Ease of gardening, Love of eating….

Last Monday, I wrote about some resolutions. I wanted to further post about some new additions that I’ve learned about from reading an excellent book (so excellent that I racked up some library fines because I didn’t want to return it!)

I greatly enjoyed this book. I really don’t buy many books, because our local library is so great, but I would seriously consider buying this one. The text and pictures were beautiful!

The Food Lover’s Garden, by Mark Diacomo

Mark walks us through categories of easy, mostly perennial, fruits, veggies and herbs – that are pretty to look at, but mostly, great to eat! I love to eat, I love to cook, I love to preserve – so,  I ‘ate up’ every word of the book, and took notes on future resolutions for my garden.

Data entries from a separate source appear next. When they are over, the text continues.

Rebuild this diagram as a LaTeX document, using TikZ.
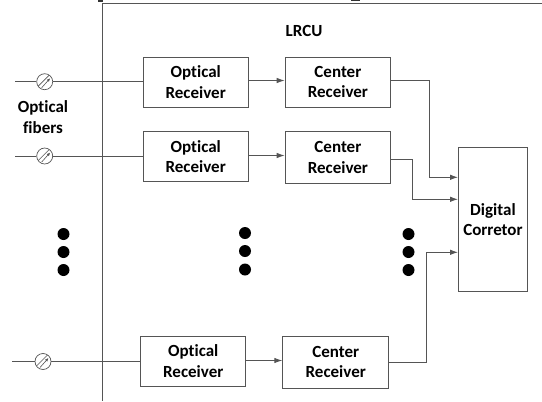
\documentclass[tikz,border=0pt]{standalone}
\usepackage{fontspec}
\setmainfont[Ligatures=NoCommon]{Carlito}
\usetikzlibrary{arrows.meta}
\definecolor{ln}{HTML}{555555}
\tikzset{x=1pt,y=-1pt,
  blockbox/.style={draw=ln,line width=0.9pt,fill=white,align=center,font=\fontsize{17}{20.5}\selectfont\bfseries,inner sep=0pt,anchor=north west},
  lbl/.style={align=center,font=\fontsize{17}{20.5}\selectfont\bfseries,inner sep=0pt},
  conn/.style={draw=ln,line width=0.9pt},
  arr/.style={conn,-{Latex[length=8pt,width=5.5pt]}},
  atten/.style={circle,draw=ln,line width=0.7pt,fill=white,minimum size=16pt,inner sep=0pt,
    path picture={
      \draw[ln,line width=0.6pt] ([xshift=-7pt,yshift=-5pt]path picture bounding box.center) -- ([xshift=5pt,yshift=7pt]path picture bounding box.center);
      \draw[ln,line width=0.6pt,-{Latex[length=3.5pt,width=3pt]}] ([xshift=-3pt,yshift=-6pt]path picture bounding box.center) -- ([xshift=5.5pt,yshift=3.5pt]path picture bounding box.center);
    }},
  dotmark/.style={circle,fill=black,minimum size=12pt,inner sep=0pt}
}
\begin{document}
\begin{tikzpicture}
\useasboundingbox (0,0) rectangle (542,402);
\coordinate (wt) at (102,3.3);
\coordinate (wb) at (102,401);
\coordinate (tr) at (542,3.3);
\draw[conn] (tr) -- (wt) -- (wb);
\fill[black!80] (98,0) rectangle (103,1.5);
\fill[black!80] (351,0) rectangle (360,1);
\node[lbl] (lrcu) at (304,31) {LRCU};
\node[lbl] (of) at (43,117) {Optical\\fibers};
% blocks
\node[blockbox,minimum width=104.5pt,minimum height=50.5pt] (o1) at (143,56.5) {Optical\\Receiver};
\node[blockbox,minimum width=104.5pt,minimum height=50pt] (o2) at (143,131) {Optical\\Receiver};
\node[blockbox,minimum width=105pt,minimum height=50pt] (o3) at (140.3,335.7) {Optical\\Receiver};
\node[blockbox,minimum width=105.5pt,minimum height=50.5pt] (c1) at (284.7,56.5) {Center\\Receiver};
\node[blockbox,minimum width=105.5pt,minimum height=52pt] (c2) at (284.7,131) {Center\\Receiver};
\node[blockbox,minimum width=106pt,minimum height=52pt] (c3) at (282.3,335.7) {Center\\Receiver};
\node[blockbox,minimum width=69pt,minimum height=144.5pt] (dc) at (458,146.7) {Digital\\Corretor};
% fibre ends
\coordinate (f1) at (15,81.7);
\coordinate (f2) at (15,156);
\coordinate (f3) at (12,361.5);
\node[atten] (a1) at (44.7,81.7) {};
\node[atten] (a2) at (44.7,156) {};
\node[atten] (a3) at (43,361.5) {};
\draw[conn] (f1) -- (a1) -- (o1.west|-a1);
\draw[conn] (f2) -- (a2) -- (o2.west|-a2);
\draw[conn] (f3) -- (a3) -- (o3.west|-a3);
\coordinate (y1) at (0,80.5);
\coordinate (y2) at (0,155.5);
\coordinate (y3) at (0,360.5);
\draw[arr] (o1.east|-y1) -- (c1.west|-y1);
\draw[arr] (o2.east|-y2) -- (c2.west|-y2);
\draw[arr] (o3.east|-y3) -- (c3.west|-y3);
% to corrector
\coordinate (d1) at (458,177.3);
\coordinate (d2) at (458,199.3);
\coordinate (d3) at (458,252.3);
\draw[arr] (c1.east|-y1) -- (429.3,80.5) -- (429.3,177.3) -- (d1);
\draw[arr] (c2.east|-0,159) -- (412,159) -- (412,199.3) -- (d2);
\draw[arr] (c3.east|-0,362.7) -- (426,362.7) -- (426,252.3) -- (d3);
% dots
\foreach \n/\x/\y in {l1/63.5/234,l2/63.5/252,l3/63.5/270,m1/245/233,m2/245/251,m3/245/269.5,r1/408.5/234,r2/408.5/252,r3/408.5/270}
  \node[dotmark] (\n) at (\x,\y) {};
\end{tikzpicture}
\end{document}
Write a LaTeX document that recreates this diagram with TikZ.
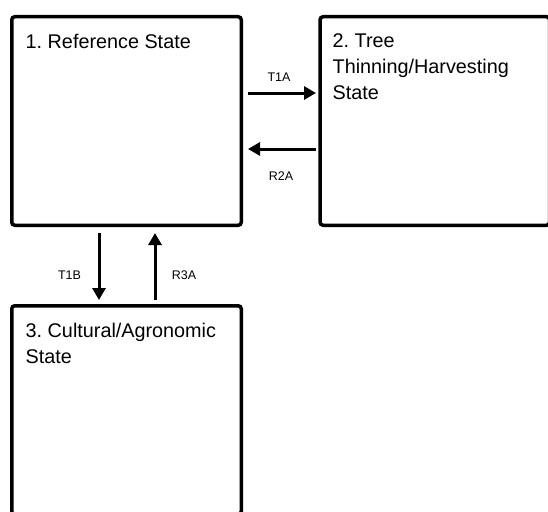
\documentclass[tikz,border=0pt]{standalone}
\usepackage{fontspec}
\setmainfont{Liberation Sans}
\usetikzlibrary{arrows.meta}
\tikzstyle{state}=[draw, line width=3.5pt, rounded corners=3pt, minimum width=229.5pt, minimum height=208.5pt, inner sep=0pt]
\tikzstyle{title}=[anchor=north west, align=left, inner sep=0pt, font=\fontsize{19.8}{26}\selectfont]
\tikzstyle{trans}=[line width=3pt, -{Triangle[length=12pt, width=13pt]}]
\tikzstyle{tlabel}=[inner sep=0pt, font=\fontsize{12.5}{14}\selectfont]

\begin{document}
\frenchspacing
\begin{tikzpicture}[x=1pt, y=-1pt]
        \useasboundingbox (0,0) rectangle (548,511);
        \clip (0,0) rectangle (548,511);
        \node[state] (S1) at (126.5, 121) {};
        \node[state] (S2) at (434.8, 121) {};
        \node[state] (S3) at (126.5, 410) {};
        \node[title] (S1txt) at (25.5, 33.5) {1. Reference State};
        \node[title] (S2txt) at (332.5, 33) {2. Tree\\Thinning/Harvesting\\State};
        \node[title] (S3txt) at (25.5, 323) {3. Cultural/Agronomic\\State};
        \draw[trans, shorten <=5pt, shorten >=2.3pt] ([yshift=28pt]S1.east) -- ([yshift=28pt]S2.west);
        \draw[trans, shorten <=2.3pt, shorten >=5pt] ([yshift=-28pt]S2.west) -- ([yshift=-28pt]S1.east);
        \draw[trans, shorten <=6pt, shorten >=4pt] ([xshift=-27.5pt]S1.south) -- ([xshift=-27.5pt]S1.south |- S3.north);
        \draw[trans, shorten <=4pt, shorten >=6pt] ([xshift=28.5pt]S1.south |- S3.north) -- ([xshift=28.5pt]S1.south);
        \node[tlabel] (T1A) at (279, 77) {T1A};
        \node[tlabel] (R2A) at (281, 176.5) {R2A};
        \node[tlabel] (T1B) at (69.5, 275) {T1B};
        \node[tlabel] (R3A) at (184, 275) {R3A};
    \end{tikzpicture}
\end{document}
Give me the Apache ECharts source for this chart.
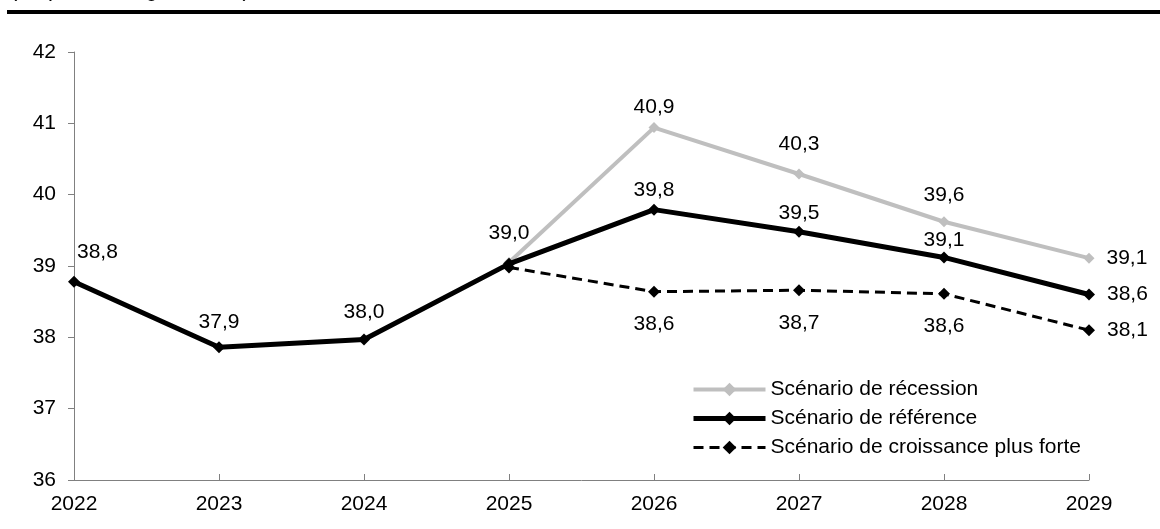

I think, in the grand plan of my garden, several of the raised beds will, in the next few years, turn into perennial beds. I already have asparagus, which is featured in the book, and I added walking or, Egyptian onions to my garden as well! Several, a gift from a friend’s mother, and some more, a gift from a new blogger-friend (Thanks, Provident Home Companion!)

If I could plant some trees in my yard, I would plant:

Fruit Tree: Quince

Nuts tree: Pecans

Fruits I would like to plant:

Blue Honeysuckle

New Herbs and Spices:

Carolina Allspice and Szechuan Pepper

Under the ‘Beans and Greens’ category: Globe Artichokes

Leaves and Flowers: Nasturtiums. (I enjoyed reading about some things that are already growing in my garden. Made me feel kinda cool.)

Buried Treasure:  Jerusalem Artichokes (this chapter also mentioned the Egyptian walking onions).


Are you curious? Which of these will you Google first?

Found: Garden books for Kids

I love to read! Just love it. Now, don’t get me wrong, it was a great break to have such a mild winter, and I didn’t miss extreme, long stretches of cold, so much snow you run out of places to put it, and feeling stir crazy for months on end. I *did* miss the curling-up-with-a-good-book-in-front-of-a-You-Tube-fireplace. We seemed to be more active this winter, and it never got cold enough for me to cocoon. I feel like I’m playing catch-up, now, as I figure out some plans for my garden.

A recent trip to the library reminded me that there do exist books I can share with my kids about gardening – some books can really help to communicate the love I have for growing things, the interest I have in it, without me being all, “Hey, kids, be just like me and like all the stuff I like!” They are unique kids each with unique interests. But, all the same, this is a neat part of me that I want to share with them – these books helped to open up the topic of conversation, more at their level. They all speak to the theme of country meets city, and coexist.

The Gardener, by Sarah Stewart

Faced with parents out of work, and unable to properly care for her, a young girl is sent from the country home she has always known, into a large city – to live with a relative she has never met. Uncle doesn’t smile, but this girl has a plan – to bring her love of growing things to him – complete with seeds she has saved, soil donated by neighbors, and help from her uncle’s employees in the bakery he owns. Does she finally get the smile she seeks when she reveals her amazing city-rooftop surprise?

I thought this was a charming book with lovely pictures. It is told in the form of letters back and forth from Grandma on the farm to the young lass in the city. I think it shows the connection we all have with wanting beauty, especially in the form of green things, around us.




The Curious Garden, by Peter Brown

Liam is out exploring one day in his gray, dingy, depressing city – when he sees an un-used elevated train track with some green – and gets an idea.

He creates a wonderful elevated garden, bit by bit, and brings beauty to the city – and friends and neighbors take notice, and participate, and the life of the city is changed.

This book was shared in our neigborhood as a Traveling Garden Award last summer. Ten copies of the book circulated, passed on from neighbor to neighbor as a kind of “prize” – to say, “Hey, I like what you’re doing in your yard/garden” – however big or small. It was a neat project, and the book has fabulous pictures that really captured the boys’ attention.



The Garden of Happiness, by Erika Tamar

Marisol sees a strange sight one afternoon – her neighbors are hauling trash out of the yucky vacant lot on her block – next they start bringing in soil, peat moss, putting up stakes and string – before she can quite figure the new neighborhood garden plot out, all the spots are taken. Not to be deterred, Marisol finds a crack in the sidewalk on the border of the garden, begs a large flat seed from the pigeons being fed by old Mrs. Garcia, and has a wonderful journey watching her plant grow – as well as watching the produce and stories emerge from the neighborhood garden. Her plant opens up, revealing a bloom as ‘big as a dinner plate’ and golden yellow -a sunflower!

I like the multicultural aspect of this book, and that gardening is something that can be done in a small space, shared across cultures. This is a simple book, with whimsical pictures, but of the three, I think the boys liked this one best. My own personal favorite was ‘The Gardener’ (above) but all three are worth reading and sharing with the special kids in your life!


Do you have any favorite gardening or nature books for kids?